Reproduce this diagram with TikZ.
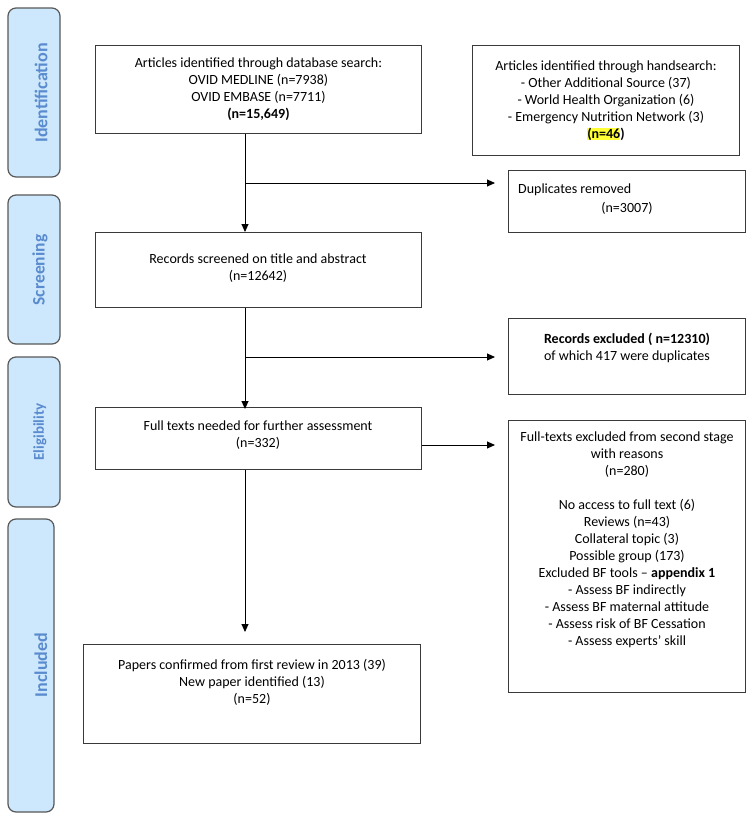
\documentclass[tikz,border=0pt]{standalone}
\usepackage{fontspec}
\setmainfont{Carlito}
\usetikzlibrary{arrows.meta}
\definecolor{sidefill}{HTML}{CDE8FC}
\definecolor{sidetext}{HTML}{5A8BCF}
\definecolor{boxline}{HTML}{3A3A3A}
\definecolor{hl}{HTML}{FFFF33}
\begin{document}
\begin{tikzpicture}[x=1pt,y=-1pt,
  side/.style={draw=boxline!85, line width=1.2pt, fill=sidefill, rounded corners=8pt},
  sidelabel/.style={text=sidetext, font=\fontsize{18}{20}\selectfont\bfseries, rotate=90, inner sep=0pt},
  box/.style={draw=boxline, line width=0.9pt, anchor=north west, inner sep=0pt},
  txt/.style={font=\fontsize{14}{17}\selectfont, align=center, inner sep=0pt},
  arr/.style={line width=0.9pt, -{Triangle[length=8pt,width=7pt]}}]
\useasboundingbox (0,0) rectangle (751,817);
% side bars
\draw[side] (8,8) rectangle (60,177);
\draw[side] (8,195) rectangle (60,344);
\draw[side] (8,357) rectangle (60,507);
\draw[side] (8,519) rectangle (54,812);
\node[sidelabel] (lid) at (41,93) {Identification};
\node[sidelabel, font=\fontsize{17.5}{20}\selectfont\bfseries] (lsc) at (40,270) {Screening};
\node[sidelabel, font=\fontsize{15}{18}\selectfont\bfseries] (lel) at (40,432) {Eligibility};
\node[sidelabel] (lin) at (41,665) {Included};
% boxes
\node[box, minimum width=326pt, minimum height=88pt] (A) at (95,45) {};
\node[txt] (At) at (A.center) {Articles identified through database search:\\OVID MEDLINE (n=7938)\\OVID EMBASE (n=7711)\\\textbf{(n=15,649)}};
\node[box, minimum width=267pt, minimum height=110pt] (B) at (472,45) {};
\node[txt] (Bt) at (B.center) {Articles identified through handsearch:\\- Other Additional Source (37)\\- World Health Organization (6)\\- Emergency Nutrition Network (3)\\\textbf{{\setlength{\fboxsep}{0pt}\colorbox{hl}{(n=46}})}};
\node[box, minimum width=237pt, minimum height=62pt] (D) at (508,170) {};
\node[txt, anchor=west] (Dt1) at (518,190) {Duplicates removed};
\node[txt] (Dt2) at (627,208) {(n=3007)};
\node[box, minimum width=326pt, minimum height=75pt] (S) at (95,232) {};
\node[txt] (St) at (258,268) {Records screened on title and abstract\\(n=12642)};
\node[box, minimum width=237pt, minimum height=76pt] (E) at (508,318) {};
\node[txt] (Et) at (627,348) {\textbf{Records excluded ( n=12310)}\\of which 417 were duplicates};
\node[box, minimum width=326pt, minimum height=62pt] (F) at (95,407) {};
\node[txt] (Ft) at (258,435) {Full texts needed for further assessment\\(n=332)};
\node[box, minimum width=237pt, minimum height=272pt] (G) at (508,420) {};
\node[txt, anchor=north] (Gt) at (627,432) {Full-texts excluded from second stage\\with reasons\\(n=280)\\[17pt]No access to full text (6)\\Reviews (n=43)\\Collateral topic (3)\\Possible group (173)\\Excluded BF tools -- \textbf{appendix 1}\\- Assess BF indirectly\\- Assess BF maternal attitude\\- Assess risk of BF Cessation\\- Assess experts’ skill};
\node[box, minimum width=337pt, minimum height=99pt] (P) at (83,644) {};
\node[txt] (Pt) at (252,682) {Papers confirmed from first review in 2013 (39)\\New paper identified (13)\\(n=52)};
% connectors
\coordinate (vx) at (245,0);
\coordinate (b1) at (245,183);
\coordinate (b2) at (245,357);
\coordinate (b3) at (245,445);
\draw[arr] (A.south -| vx) -- (S.north -| vx);
\draw[arr, shorten >=13pt] (b1) -- (b1 -| D.west);
\draw[arr] (S.south -| vx) -- ([yshift=-2pt]F.north -| vx);
\draw[arr, shorten >=13pt] (b2) -- (b2 -| E.west);
\draw[arr, shorten >=13pt] (b3 -| F.east) -- (b3 -| G.west);
\draw[arr, shorten >=12pt] (F.south -| vx) -- (P.north -| vx);
\end{tikzpicture}
\end{document}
===
> [WHAT THE EXERCISE ASKS] List every line above that holds the word "with".

> [ANSWER FOR THE TASK]
Reproduce this diagram with TikZ.
\node[txt, anchor=north] (Gt) at (627,432) {Full-texts excluded from second stage\\with reasons\\(n=280)\\[17pt]No access to full text (6)\\Reviews (n=43)\\Collateral topic (3)\\Possible group (173)\\Excluded BF tools -- \textbf{appendix 1}\\- Assess BF indirectly\\- Assess BF maternal attitude\\- Assess risk of BF Cessation\\- Assess experts’ skill};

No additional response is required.